One of the great lunch-hour treats in Washington is the mini-exhibit of Turkish art at the Freer Gallery, just 30 items lining a hall -- delicious and free.

The show, which opened this week, calls attention to a monumental new Smithsonian book, associate curator Esin Atil's 386-page "Turkish Art," tracing the history of an often-underrated body of court art that is virtually a living chronicle of trade and diplomatic traffic in the ancient world from China to Egypt.

To most of us, Turkish art means filigreed calligraphy, incredibly delicate floral patterns. There is plenty of this already at the Freer -- whose collection rivals the Metropolitan's as the best in America -- but the new show brings some real gems to our attention: stunning blue-white platters whose intricate decorations never get in their own way, never seem busy or cluttered, but dance before our eyes, clean and cheerful and elegant. Some of these arabesques, by the way, conceal calligraphic code messages.

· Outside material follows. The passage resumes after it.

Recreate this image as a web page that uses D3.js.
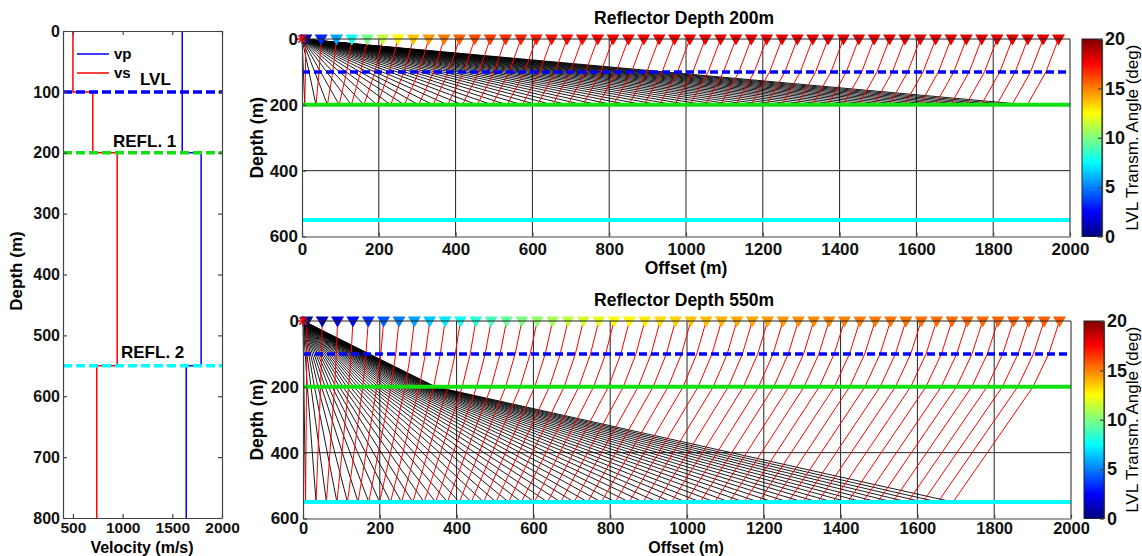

There is a charming portrait of a painter at work, a rarity in a culture where only the emperors' portraits were customary. There are 16th-century tiles, velvet for a 17th-century imperial kaftan, cunningly incised brass candlesticks, ink drawings, and gilded miniatures from the same Islamic court tradition that produced the 17th-century Mughal miniatures in India.

"Most of the great imperial works are still in Turkey," said Atil. "The Ottoman Empire collections were kept intact for centuries and didn't leave the country, unlike some others. It wasn't until the 19th century, with its interest in history, and the development of photography, that all this began to be known about generally."

It's a happy show, she said, a world at springtime, a fantasy of paradise.

One delightful miniature shows Abraham, that Old Testament world celebrity, being rescued from a fiery death by an angel. The angel, or peri, is supposed to be sexless of course, but is quite definitely a she. And wouldn't you know, it is she, the miracle-maker, who sits there listening politely while the great man she has just saved gives her a lecture.